И вот героиня этого эпистолярного романа стояла перед ним: прекрасная, улыбающаяся, соблазнительная. С юных лет посвященная в тайны любви, а ныне уже порочная и сластолюбивая, эта женщина в полном расцвете красоты выставила напоказ все свои прелести в гостиной особняка голландских послов.
И если экс-Нинон, памятуя об участии, что проявил к ней Бомарше в 1778 году, возможно, пришла к нему всего лишь затем, чтобы получить некоторую помощь в виде протекции для брата и финансовой поддержки для матери, то пятидесятипятилетний мужчина, совсем недавно узаконивший наконец свой брак, вдруг вновь ощутил себя покорителем женщин и почуял близость нового любовного приключения: он воспылал желанием к этой Нинон, чье раннее грехопадение разожгло когда-то его любопытство, и она, будучи женщиной доступной, почти сразу же отдалась ему.
Пойдя на поводу у чувственности, неожиданно проснувшейся в тот самый момент, когда его мастерство блестящего полемиста заметно поблекло, Бомарше повторил ошибку тех мужчин, которые считают себя молодыми до тех пор, пока способны загораться от любви. Дошедшие до нас фрагменты переписки рассказывают о первой вспышке этой страсти, которая не оставит его до самой смерти:
«Я не хочу вас больше видеть, вы поджигательница сердец. Вчера, когда мы расстались, мне казалось, что я весь осыпан раскаленными углями. Мои бедные губы, о Боже, они только попытались прижаться к вашим губам и запылали, будто снедаемые огнем и жаром… Нет, нет, я не хочу больше видеть вас; не хочу, чтобы ваше дыхание раздувало пламя в моей груди. Я счастлив, холоден, спокоен. Да что вы могли бы мне предложить? Наслаждение? Такого рода наслаждений я больше не хочу. Я решительно отказался от вашего пола, он больше ничего не будет для меня значить…»
Но спустя несколько дней он писал:
«Вы предлагаете мне дружбу, но поздно, дорогое дитя, я уже не могу подарить вам такую простую вещь. Я люблю вас, несчастная женщина, так люблю, что сам удивляюсь! Я испытываю то, что никогда прежде не испытывал! Неужто вы красивее и духовнее всех тех женщин, которых я знал до сих пор?
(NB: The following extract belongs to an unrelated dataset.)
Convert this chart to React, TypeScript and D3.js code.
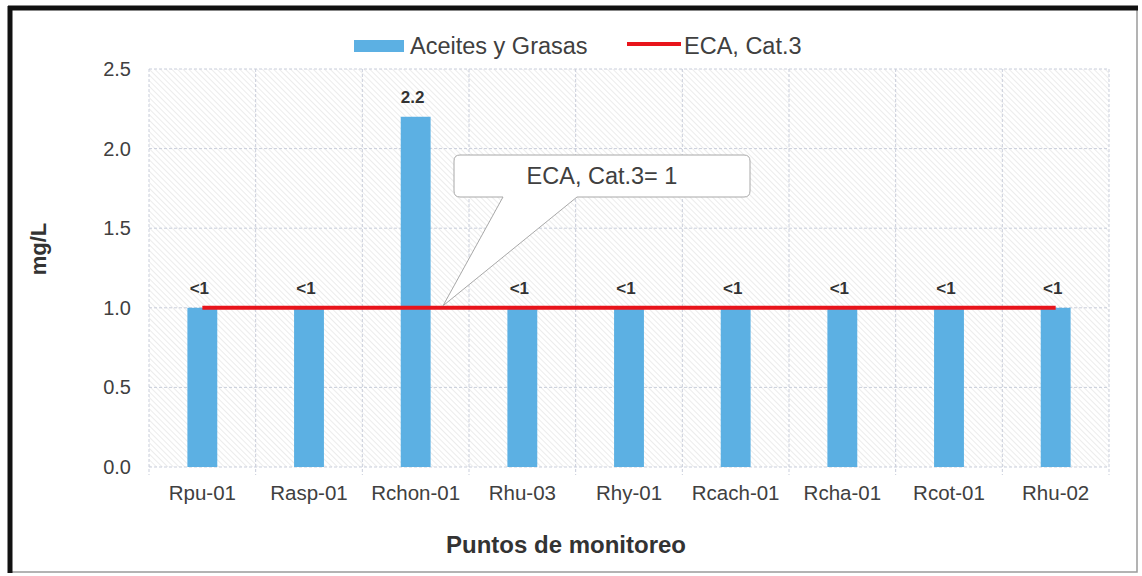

…Этой ночью я думал, что было бы большим счастьем, если б я мог в охватившем меня бешенстве слиться с вами, проглотить вас живьем. „Ее руки покоились бы тогда в моих руках, думал я, ее тело — в моем теле. Кровь из сердца уходила бы не в артерию, а в ее сердце, а из ее сердца снова в мое. Кто бы мог догадаться, что она во мне? Всем бы казалось, что я дремлю, а внутренне мы бы все время болтали“. И тысяча столь же невероятных идей питали мое безумие.